Completely new types of climate simulation have been made possible by a Software Sustainability Institute project at the University of East Anglia. Higher throughput rates have been achieved, and visualisation tools are helping scientists better interpret their results and more easily explain them to others.

The Institute worked with the University of East Anglia’s Community Integrated Assessment System (CIAS) portal on the new functionality. The team also worked through a careful iterative process to create an installation procedure, allowing CIAS to finally replicate its portal elsewhere, so that researchers outside the University of East Anglia can make use of the code.

The problem

The University of East Anglia’s CIAS portal allows researchers to bring together data from different environmental areas – land, ocean and atmospheric data, for example – and combine them to create complex and in-depth simulations. While useful, the system was limited in its throughput capabilities – it was only able to run one simulation at a time and the system needed constant monitoring while running.

Searching for previous research was also difficult, with limited metadata on work that had been completed and poor keyword search capabilities. 

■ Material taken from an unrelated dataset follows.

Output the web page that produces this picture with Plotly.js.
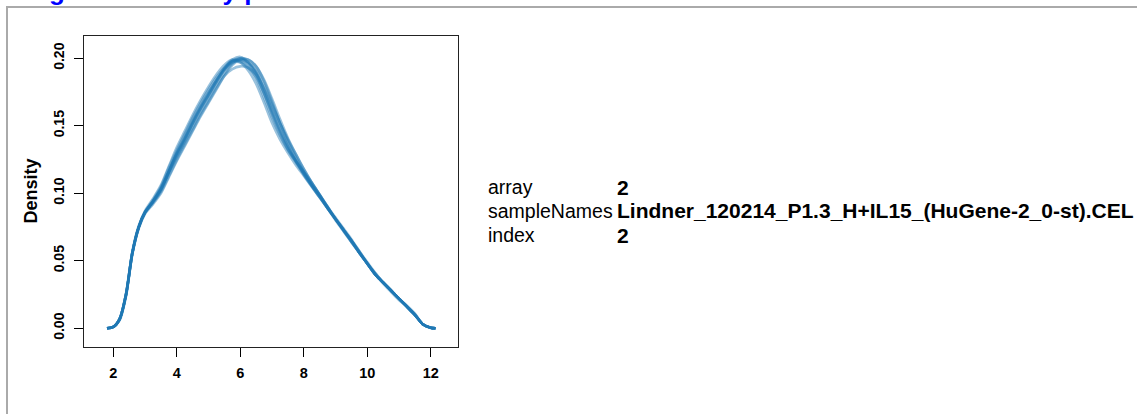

Replicating the portal was a further problem – the UEA portal had been created over time by researchers and there was little or no documentation available on how to create a copy.

The solution

The Institute began by creating a development copy of the portal in order to insert the batch queueing system. This involved a painstaking step-by-step process of asking UEA researchers to write each procedure, which was then carefully followed by an Institute developer. If any problem arose in following a set of instructions then new ones were written. This slow, iterative process eventually created a process that can be followed by any competent systems administrator to create a duplicate copy of the CIAS portal.

With a development copy in place, the Institute went on to add the batch queue – a challenging process due to the complex internal code that had been written and amended by a succession of UEA researchers over the years. This allowed many climate simulations to be queued, which freed researchers from the laborious task of having to wait for one simulation to complete before another could be run.

The internal software modelling framework, Bespoke Framework Generator (BFG), had to be upgraded. This challenge was tackled in partnership with the framework’s author, Rupert Ford, of the University of Manchester. The result was a successful upgrade allowing CIAS to carry out models with feedback loops, making possible a whole new class of climate simulations.

Utilities were added to visualise netCDF data and generate scatter plots, for easy visual display of data and results.

Finally, the review of the internal code also allowed redundancy to be identified and security holes plugged (something of great importance in this occassionally contentious research field). The result has been a vastly improved and more accessible service, offering much broader climate modelling possibilities.